The following morning during the four A.M. meeting, with the invasion fleet already having set forth, but still not too late to turn them back, Ike considered the question a final time. The meteorologist reported his forecast had not changed but cautioned that it had not gotten any better either.
Ike asked the group a final time, “pacing with hands clasped behind his back as he did so. Then he sank into a sofa, where for an agonizing five minutes, he silently pondered his decision. Finally, he broke into a broad smile and said, “Well, Stagg, if this forecast comes off, I promise you we’ll have a celebration when the time comes.”
Then he gave the order, which was now final: “Okay, let’s go.”

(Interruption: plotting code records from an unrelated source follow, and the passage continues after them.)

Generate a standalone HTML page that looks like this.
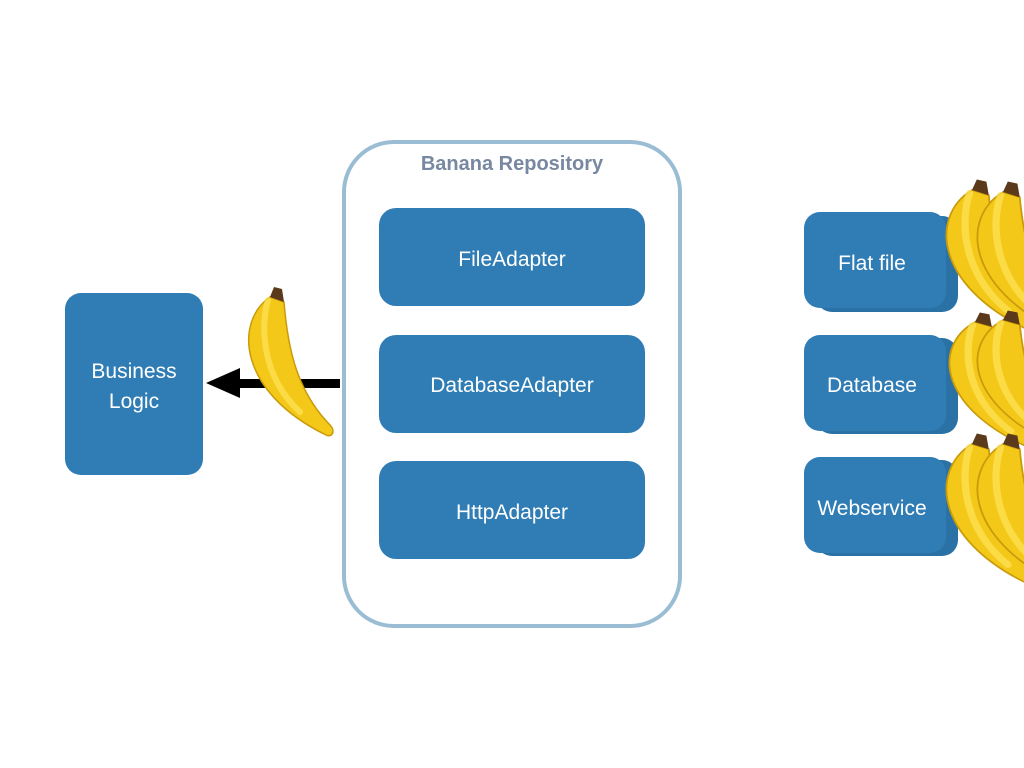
<!DOCTYPE html>
<html><head><style>
html,body{margin:0;padding:0;background:#fff;width:1024px;height:768px;overflow:hidden}
text{font-family:"Liberation Sans",sans-serif}
</style></head><body>
<svg width="1024" height="768" viewBox="0 0 1024 768">
<defs>
<g id="ban">
<path d="M0,0 C-36,25 -32,95 56,138 C62,141 66,134 60,128 C28,95 18,55 14,5 Z" fill="#f3c818" stroke="#c99a0a" stroke-width="1.5"/>
<path d="M-2,3 C-10,30 -8,80 30,115" fill="none" stroke="#ffe45a" stroke-width="6" stroke-linecap="round" opacity="0.7"/>
<path d="M0,0 L4,-10 L12,-8 L14,5 Z" fill="#5a3a1a"/>
</g>
</defs>
<rect x="65" y="293" width="138" height="182" rx="16" fill="#2f7db4"/>
<text x="134" y="378" fill="#fff" font-size="21" text-anchor="middle">Business</text>
<text x="134" y="408" fill="#fff" font-size="21" text-anchor="middle">Logic</text>
<rect x="344" y="142" width="336" height="484" rx="50" fill="none" stroke="#9bbdd4" stroke-width="4"/>
<text x="512" y="170" fill="#7888a0" font-size="20" font-weight="bold" text-anchor="middle">Banana Repository</text>
<rect x="379" y="208" width="266" height="98" rx="17" fill="#2f7db4"/>
<text x="512" y="266" fill="#fff" font-size="21" text-anchor="middle">FileAdapter</text>
<rect x="379" y="335" width="266" height="98" rx="17" fill="#2f7db4"/>
<text x="512" y="392" fill="#fff" font-size="21" text-anchor="middle">DatabaseAdapter</text>
<rect x="379" y="461" width="266" height="98" rx="17" fill="#2f7db4"/>
<text x="512" y="519" fill="#fff" font-size="21" text-anchor="middle">HttpAdapter</text>
<rect x="240" y="379" width="100" height="9" fill="#000"/>
<polygon points="206,383 240,368 240,398" fill="#000"/>
<use href="#ban" x="270" y="297"/>
<g fill="#2f7db4">
<rect x="816" y="216" width="142" height="96" rx="16" fill="#2a72a6"/>
<rect x="804" y="212" width="142" height="96" rx="16"/>
<rect x="816" y="338" width="142" height="96" rx="16" fill="#2a72a6"/>
<rect x="804" y="335" width="142" height="96" rx="16"/>
<rect x="816" y="460" width="142" height="96" rx="16" fill="#2a72a6"/>
<rect x="804" y="457" width="142" height="96" rx="16"/>
</g>
<text x="872" y="270" fill="#fff" font-size="21" text-anchor="middle">Flat file</text>
<text x="872" y="392" fill="#fff" font-size="21" text-anchor="middle">Database</text>
<text x="872" y="515" fill="#fff" font-size="21" text-anchor="middle">Webservice</text>
<use href="#ban" transform="translate(972,190) scale(1.2,1.05)"/>
<use href="#ban" transform="translate(1003,192) scale(1.2,1.05)"/>
<use href="#ban" transform="translate(975,322) scale(1.2,0.95)"/>
<use href="#ban" transform="translate(1003,320) scale(1.2,0.95)"/>
<use href="#ban" transform="translate(972,444) scale(1.2,1.05)"/>
<use href="#ban" transform="translate(1003,444) scale(1.2,1.05)"/>
</svg>
</body></html>
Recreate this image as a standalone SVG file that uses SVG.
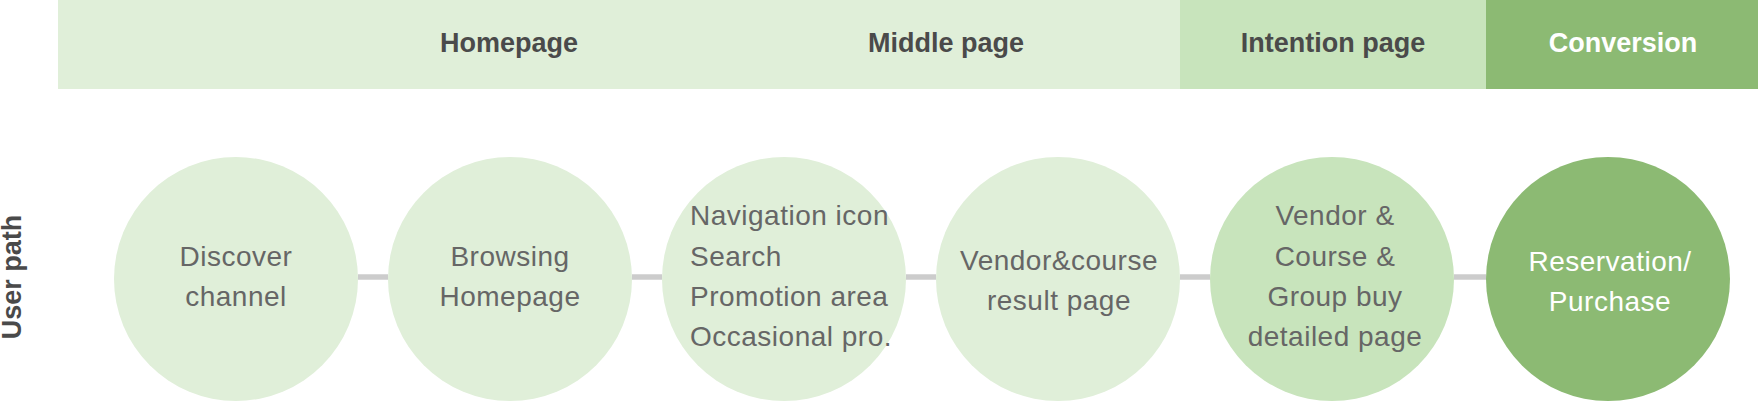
<svg xmlns="http://www.w3.org/2000/svg" width="1760" height="402" viewBox="0 0 1760 402">
<style>
.hdr{font-family:"Liberation Sans",Arial,sans-serif;font-size:27px;font-weight:bold;fill:#4a4a4a;text-anchor:middle}
.hdr.w{fill:#ffffff}
.lbl{font-family:"Liberation Sans",Arial,sans-serif;font-size:28px;fill:#666666;letter-spacing:0.5px;text-anchor:middle}
.lbl.l{text-anchor:start}
.lbl.w{fill:#ffffff}
.c1{fill:#e0efd9}
.c2{fill:#c8e4bc}
.c3{fill:#8cba73}
.conn{stroke:#cccccc;stroke-width:5.5;fill:none}
</style>
<g id="header">
<rect class="c1" x="58" y="0" width="1122" height="89"/>
<rect class="c2" x="1180" y="0" width="306" height="89"/>
<rect class="c3" x="1486" y="0" width="272" height="89"/>
<text class="hdr" x="509" y="52">Homepage</text>
<text class="hdr" x="946" y="52">Middle page</text>
<text class="hdr" x="1333" y="52">Intention page</text>
<text class="hdr w" x="1623" y="52">Conversion</text>
</g>
<text id="row-label" class="hdr" transform="translate(21,277) rotate(-90)">User path</text>
<g id="connectors">
<line class="conn" x1="358" y1="277" x2="388" y2="277"/>
<line class="conn" x1="632" y1="277" x2="662" y2="277"/>
<line class="conn" x1="906" y1="277" x2="936" y2="277"/>
<line class="conn" x1="1180" y1="277" x2="1210" y2="277"/>
<line class="conn" x1="1454" y1="277" x2="1486" y2="277"/>
</g>
<g id="node-discover">
<circle class="c1" cx="236" cy="279" r="122"/>
<text class="lbl" x="236" y="266">Discover</text>
<text class="lbl" x="236" y="306">channel</text>
</g>
<g id="node-browsing">
<circle class="c1" cx="510" cy="279" r="122"/>
<text class="lbl" x="510" y="266">Browsing</text>
<text class="lbl" x="510" y="306">Homepage</text>
</g>
<g id="node-middle">
<circle class="c1" cx="784" cy="279" r="122"/>
<text class="lbl l" x="690" y="225">Navigation icon</text>
<text class="lbl l" x="690" y="265.5">Search</text>
<text class="lbl l" x="690" y="305.5">Promotion area</text>
<text class="lbl l" x="690" y="345.5">Occasional pro.</text>
</g>
<g id="node-result">
<circle class="c1" cx="1058" cy="279" r="122"/>
<text class="lbl" x="1059" y="270">Vendor&amp;course</text>
<text class="lbl" x="1059" y="310">result page</text>
</g>
<g id="node-detail">
<circle class="c2" cx="1332" cy="279" r="122"/>
<text class="lbl" x="1335" y="225">Vendor &amp;</text>
<text class="lbl" x="1335" y="265.5">Course &amp;</text>
<text class="lbl" x="1335" y="305.5">Group buy</text>
<text class="lbl" x="1335" y="345.5">detailed page</text>
</g>
<g id="node-conversion">
<circle class="c3" cx="1608" cy="279" r="122"/>
<text class="lbl w" x="1610" y="271">Reservation/</text>
<text class="lbl w" x="1610" y="311">Purchase</text>
</g>
</svg>
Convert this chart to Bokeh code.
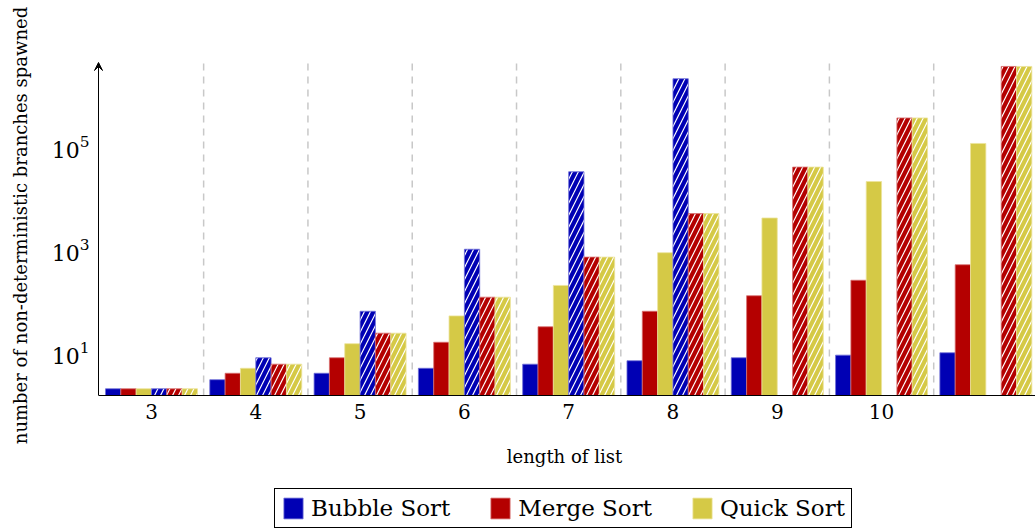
import numpy as np
from bokeh.plotting import figure
from bokeh.layouts import column
from bokeh.models import (FixedTicker, LogTickFormatter, Legend, LegendItem,
                          Arrow, VeeHead, Range1d)
from bokeh.embed import file_html
from bokeh.resources import INLINE

nan = float("nan")

# ---- data ----
groups = ["3", "4", "5", "6", "7", "8", "9", "10", ""]
bubble = [2, 3, 4, 5, 6, 7, 8, 9, 10]
merge = [2, 4, 8, 16, 32, 64, 128, 256, 512]
quick = [2, 5, 15, 52, 203, 877, 4140, 21147, 115975]
bubble_hatched = [2, 8, 64, 1024, 32768, 2097152, nan, nan, nan]
merge_hatched = [2, 6, 24, 120, 720, 5040, 40320, 362880, 3628800]
quick_hatched = [2, 6, 24, 120, 720, 5040, 40320, 362880, 3628800]
series_names = ["Bubble Sort", "Merge Sort", "Quick Sort"]
y_ticks = [10, 1000, 100000]

BLUE = "#0000B4"
RED = "#B40000"
YELLOW = "#D5C946"
COLORS = [BLUE, RED, YELLOW]
EDGE = {BLUE: "#7070d8", RED: "#d87070", YELLOW: "#ece39a"}
SERIF = "DejaVu Serif"

# axis geometry (data units)
x_axis_at = -0.508          # where the y axis line sits
x_lo, x_hi = -0.556, 8.476
y_lo, y_hi = 1.48, 5.92e6
y_arrow_tip = 4.33e6

p = figure(width=1035, height=487, y_axis_type="log",
           x_range=Range1d(x_lo, x_hi), y_range=Range1d(y_lo, y_hi),
           output_backend="svg", toolbar_location=None,
           min_border_left=93, min_border_right=0,
           min_border_top=55, min_border_bottom=92)
p.outline_line_color = None
p.background_fill_color = "white"
p.border_fill_color = "white"
p.xgrid.visible = False
p.ygrid.visible = False

idx = np.arange(len(groups), dtype=float)
w = 0.147
layers = [
    (bubble, BLUE, None, -2.5),
    (merge, RED, None, -1.5),
    (quick, YELLOW, None, -0.5),
    (bubble_hatched, BLUE, "/", 0.5),
    (merge_hatched, RED, "/", 1.5),
    (quick_hatched, YELLOW, "/", 2.5),
]
for vals, col, hatch, off in layers:
    kw = dict(x=idx + off * w, top=np.array(vals, dtype=float), bottom=1.0, width=w,
              fill_color=col, line_color=EDGE[col], line_width=0.8)
    if hatch:
        kw.update(hatch_pattern=hatch, hatch_color="white", hatch_scale=12, hatch_weight=1.2)
    p.vbar(**kw)

# dashed separators between groups
sep_x = idx[:-1] + 0.5
p.segment(x0=sep_x, y0=y_lo, x1=sep_x, y1=y_arrow_tip, line_color="#c8c8c8",
          line_dash="7 6", line_width=1.5)

# axes
p.xaxis.ticker = FixedTicker(ticks=list(range(len(groups))), minor_ticks=[])
p.xaxis.major_label_overrides = {i: g for i, g in enumerate(groups)}
p.xaxis.axis_label = "length of list"
p.xaxis.bounds = (x_axis_at, x_hi)
p.yaxis.ticker = FixedTicker(ticks=y_ticks, minor_ticks=[])
p.yaxis.formatter = LogTickFormatter()
p.yaxis.axis_label = "number of non-deterministic branches spawned"
p.yaxis.axis_line_color = None

for ax in (p.xaxis[0], p.yaxis[0]):
    ax.major_tick_out = 0
    ax.major_tick_in = 0
    ax.minor_tick_out = 0
    ax.minor_tick_in = 0
    ax.major_label_text_font = SERIF
    ax.major_label_text_color = "black"
    ax.axis_label_text_font = SERIF
    ax.axis_label_text_font_style = "normal"
    ax.axis_label_text_color = "black"

p.xaxis.axis_line_color = "black"
p.xaxis.axis_line_width = 1
p.xaxis.major_label_text_font_size = "20px"
p.xaxis.major_label_standoff = 8
p.xaxis.axis_label_text_font_size = "18px"
p.xaxis.axis_label_standoff = 24
p.yaxis.major_label_text_font_size = "22px"
p.yaxis.major_label_standoff = 4
p.yaxis.axis_label_text_font_size = "18px"
p.yaxis.axis_label_standoff = 18

# y axis line with its arrow head
p.add_layout(Arrow(end=VeeHead(size=8, fill_color="black", line_color="black", line_width=1),
                   x_start=x_axis_at, y_start=y_lo, x_end=x_axis_at, y_end=y_arrow_tip,
                   line_color="black", line_width=1))

# ---- legend strip under the chart ----
lg = figure(width=1035, height=41, x_range=Range1d(0, 1), y_range=Range1d(0, 1),
            output_backend="svg", toolbar_location=None,
            x_axis_location=None, y_axis_location=None,
            min_border_left=0, min_border_right=0, min_border_top=0, min_border_bottom=0)
lg.outline_line_color = None
lg.xgrid.visible = False
lg.ygrid.visible = False
items = []
for name, col in zip(series_names, COLORS):
    # legend-only proxy, placed outside the visible range
    r = lg.vbar(x=[-5], top=[-4], bottom=-5, width=0.1, fill_color=col,
                line_color=EDGE[col], line_width=0.8)
    items.append(LegendItem(label=name, renderers=[r]))
legend = Legend(items=items, orientation="horizontal", location=(181, 0),
                border_line_color="black", border_line_width=1, border_line_alpha=1,
                background_fill_color="white", background_fill_alpha=1,
                label_text_font=SERIF, label_text_font_size="23px", label_text_color="black",
                glyph_width=24, glyph_height=26, label_standoff=6, spacing=38,
                padding=6, margin=0)
lg.add_layout(legend, "center")

open("out.html", "w").write(file_html(column(p, lg), INLINE))
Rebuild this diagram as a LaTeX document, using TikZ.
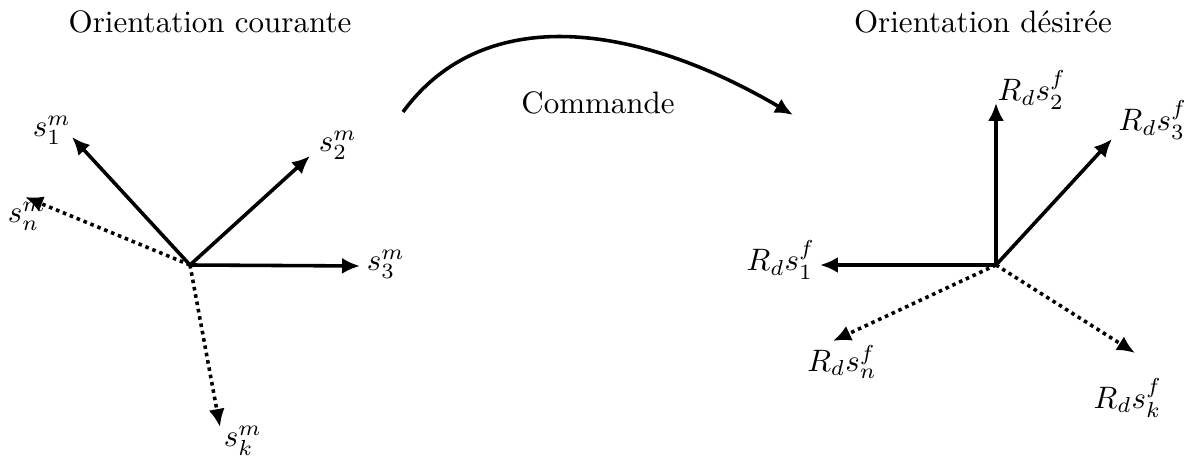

3: Within a minute, the room emptied, leaving Ike all alone. He headed to his tent, where he wrote out a press release to be used in case of failure: “Our landings in the Cherbourg-Havre area have failed to gain a satisfactory foothold and I have withdrawn the troops. My decision to attack at this time and place was based on the best information available. The troops, the air, and the Navy did all that Bravery and devotion to duty could do. If any blame or fault attaches to the attempt, it is mine alone.”
That evening he visited the 101st Airborne “as they blacked their faces and packed their gear for the flight to Normandy, now only hours away,” the authors write. “Finally, he stood by the runway, watching the twin-engined C-47s take off one by one into the night, filled with those ‘thousands of our flower of youth’—all of them headed into the fire of Normandy.”
As the last plane roared away, now after midnight, Ike’s shoulders sagged. Then, his eyes full with tears, he turned to his driver and said: “Well, it’s on.”
More tomorrow.
Reflection: Consider a current decision. Think through the various factors at play. What is the principal point on which the decision should be made?
Action: Discuss with a colleague or friend.